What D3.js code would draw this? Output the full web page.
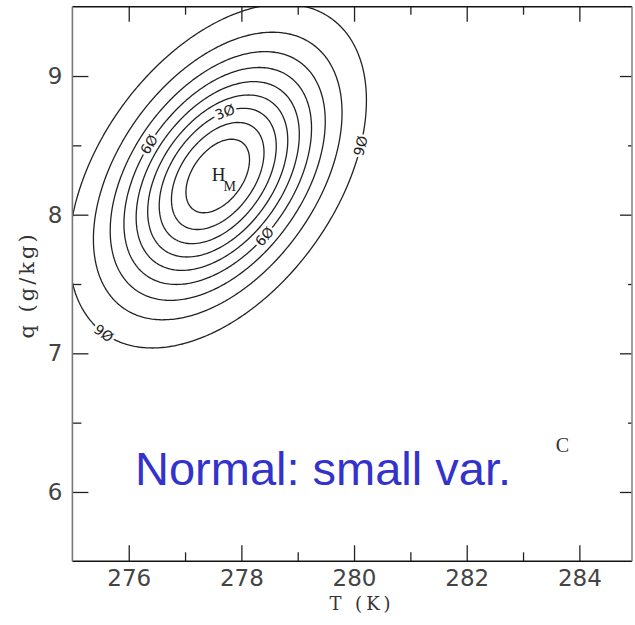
<!DOCTYPE html>
<html>
<head>
<meta charset="utf-8">
<script src="https://cdn.jsdelivr.net/npm/d3@7"></script>
<style>
  body { margin: 0; background: #fff; }
</style>
</head>
<body>
<svg id="chart" width="635" height="625"></svg>
<script>
// contour levels: percent of the distribution enclosed
var levels = [10, 20, 30, 40, 50, 60, 70, 80, 90];
// which contours carry a label, and where on the ellipse (deg)
var labelLevels = [30, 60, 60, 90, 90];
var labelAngles = [83, 137, -60, -16, -140];
// normal distribution
var meanT = 277.58, meanQ = 8.279;
var sdT = 1.23, sdQ = 0.578, rho = 0.44;
// axes
var xTicks = [276, 278, 280, 282, 284];
var xMinor = [277, 279, 281, 283];
var yTicks = [6, 7, 8, 9];
var yMinor = [6.5, 7.5, 8.5];

var svg = d3.select("#chart");
// frame edges (window.top is taken, hence the prefix)
var fLeft = 72.4, fRight = 632, fTop = 6.7, fBottom = 561.3;

var x = d3.scaleLinear().domain([275, 285]).range([72.4, 635.7]);
var y = d3.scaleLinear().domain([5.5, 9.5]).range([561.3, 6.7]);

svg.append("defs").append("clipPath").attr("id", "plot")
  .append("rect")
  .attr("x", fLeft).attr("y", fTop)
  .attr("width", fRight - fLeft).attr("height", fBottom - fTop);

// density grid, a bit larger than the frame so the clipped
// contours don't get closed along the border
var step = 2;
var x0 = fLeft - 8, y0 = fTop - 8;
var nx = Math.ceil((fRight + 8 - x0) / step) + 1;
var ny = Math.ceil((fBottom + 8 - y0) / step) + 1;
var values = new Array(nx * ny);
var k = 1 - rho * rho;
for (var j = 0; j < ny; j++) {
  for (var i = 0; i < nx; i++) {
    var zt = (x.invert(x0 + i * step) - meanT) / sdT;
    var zq = (y.invert(y0 + j * step) - meanQ) / sdQ;
    var d2 = (zt * zt - 2 * rho * zt * zq + zq * zq) / k;
    values[j * nx + i] = Math.exp(-0.5 * d2);
  }
}

var contours = d3.contours()
  .size([nx, ny])
  .thresholds(levels.map(function (L) { return 1 - L / 100; }))(values);

var gridPath = d3.geoPath(d3.geoTransform({
  point: function (gx, gy) {
    this.stream.point(x0 + (gx - 0.5) * step, y0 + (gy - 0.5) * step);
  }
}));

var g = svg.append("g").attr("clip-path", "url(#plot)");
g.selectAll("path.contour")
  .data(contours)
  .enter().append("path")
  .attr("class", "contour")
  .attr("d", gridPath)
  .attr("fill", "none")
  .attr("stroke", "#222")
  .attr("stroke-width", 1.3);

// contour labels
function ellPoint(L, deg) {
  var r = Math.sqrt(-2 * Math.log(1 - L / 100));
  var t = deg * Math.PI / 180;
  return [meanT + r * sdT * Math.cos(t),
          meanQ + r * sdQ * (rho * Math.cos(t) + Math.sqrt(k) * Math.sin(t))];
}
labelLevels.forEach(function (L, n) {
  var p = ellPoint(L, labelAngles[n]);
  var p2 = ellPoint(L, labelAngles[n] + 0.5);
  var px = x(p[0]), py = y(p[1]);
  var ang = Math.atan2(y(p2[1]) - py, x(p2[0]) - px) * 180 / Math.PI;
  if (ang > 90) ang -= 180;
  if (ang <= -90) ang += 180;
  g.append("text")
    .attr("transform", "translate(" + px + "," + py + ") rotate(" + ang + ")")
    .attr("text-anchor", "middle")
    .attr("dy", "0.35em")
    .attr("font-family", "DejaVu Sans")
    .attr("font-size", 14)
    .attr("fill", "#222")
    .attr("stroke", "#fff")
    .attr("stroke-width", 5)
    .attr("paint-order", "stroke")
    .text(String(L).replace("0", "Ø"));
});

// H_M at the maximum
var hm = g.append("text")
  .attr("x", x(meanT) - 6)
  .attr("y", y(meanQ) + 5)
  .attr("font-family", "Liberation Serif")
  .attr("font-size", 19)
  .attr("fill", "#222")
  .text("H");
hm.append("tspan").attr("dx", -2).attr("dy", 10).attr("font-size", 14).text("M");

g.append("text")
  .attr("x", x(283.7)).attr("y", y(6.34))
  .attr("dy", "0.35em")
  .attr("text-anchor", "middle")
  .attr("font-family", "Liberation Serif")
  .attr("font-size", 20)
  .attr("fill", "#333")
  .text("C");

// ticks, all pointing inward
function styleAxis(sel) {
  sel.select(".domain").remove();
  sel.selectAll("line").attr("stroke", "#222").attr("stroke-width", 1.3);
  sel.selectAll("text")
    .attr("font-family", "DejaVu Sans")
    .attr("font-size", 23)
    .attr("fill", "#444");
}

svg.append("g").attr("transform", "translate(0," + fBottom + ")")
  .call(d3.axisBottom(x).tickValues(xTicks).tickSize(-16).tickPadding(8)
        .tickFormat(d3.format("d")))
  .call(styleAxis);
svg.append("g").attr("transform", "translate(0," + fBottom + ")")
  .call(d3.axisBottom(x).tickValues(xMinor).tickSize(-9).tickFormat(""))
  .call(styleAxis);
svg.append("g").attr("transform", "translate(0," + fTop + ")")
  .call(d3.axisTop(x).tickValues(xTicks).tickSize(-15).tickFormat(""))
  .call(styleAxis);
svg.append("g").attr("transform", "translate(0," + fTop + ")")
  .call(d3.axisTop(x).tickValues(xMinor).tickSize(-8).tickFormat(""))
  .call(styleAxis);

svg.append("g").attr("transform", "translate(" + fLeft + ",0)")
  .call(d3.axisLeft(y).tickValues(yTicks).tickSize(-16).tickPadding(10)
        .tickFormat(d3.format("d")))
  .call(styleAxis);
svg.append("g").attr("transform", "translate(" + fLeft + ",0)")
  .call(d3.axisLeft(y).tickValues(yMinor).tickSize(-9).tickFormat(""))
  .call(styleAxis);
svg.append("g").attr("transform", "translate(" + fRight + ",0)")
  .call(d3.axisRight(y).tickValues(yTicks).tickSize(-12).tickFormat(""))
  .call(styleAxis);
svg.append("g").attr("transform", "translate(" + fRight + ",0)")
  .call(d3.axisRight(y).tickValues(yMinor).tickSize(-4).tickFormat(""))
  .call(styleAxis);

// frame
svg.append("line").attr("x1", fLeft).attr("x2", fRight).attr("y1", fTop).attr("y2", fTop)
  .attr("stroke", "#111").attr("stroke-width", 1.6);
svg.append("line").attr("x1", fLeft).attr("x2", fRight).attr("y1", fBottom).attr("y2", fBottom)
  .attr("stroke", "#111").attr("stroke-width", 1.6);
svg.append("line").attr("x1", fLeft).attr("x2", fLeft).attr("y1", fTop).attr("y2", fBottom)
  .attr("stroke", "#777").attr("stroke-width", 1.6);
svg.append("line").attr("x1", fRight).attr("x2", fRight).attr("y1", fTop).attr("y2", fBottom)
  .attr("stroke", "#888").attr("stroke-width", 1.6);

// axis titles
svg.append("text")
  .attr("x", 362).attr("y", 610)
  .attr("text-anchor", "middle")
  .attr("font-family", "DejaVu Serif")
  .attr("font-size", 18)
  .attr("letter-spacing", 4)
  .attr("fill", "#333")
  .text("T (K)");
svg.append("text")
  .attr("transform", "translate(34,285) rotate(-90)")
  .attr("text-anchor", "middle")
  .attr("font-family", "DejaVu Serif")
  .attr("font-size", 21)
  .attr("letter-spacing", 3)
  .attr("fill", "#333")
  .text("q (g/kg)");

// slide annotation
svg.append("text")
  .attr("x", 135).attr("y", 485)
  .attr("font-family", "Liberation Sans")
  .attr("font-size", 47)
  .attr("fill", "#3333cc")
  .text("Normal: small var.");
</script>
</body>
</html>
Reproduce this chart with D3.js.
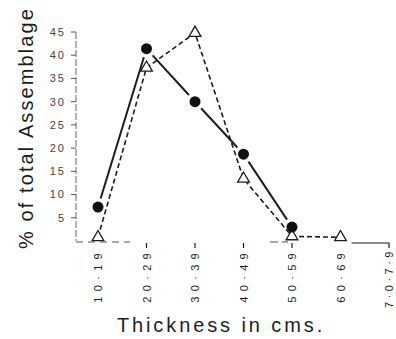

Short problem: Pull every line containing "this" from the data.

Complete output:
What D3.js code would draw this? Output the full web page.
    this.stream.point(x0 + (gx - 0.5) * step, y0 + (gy - 0.5) * step);
Reproduce this chart with D3.js.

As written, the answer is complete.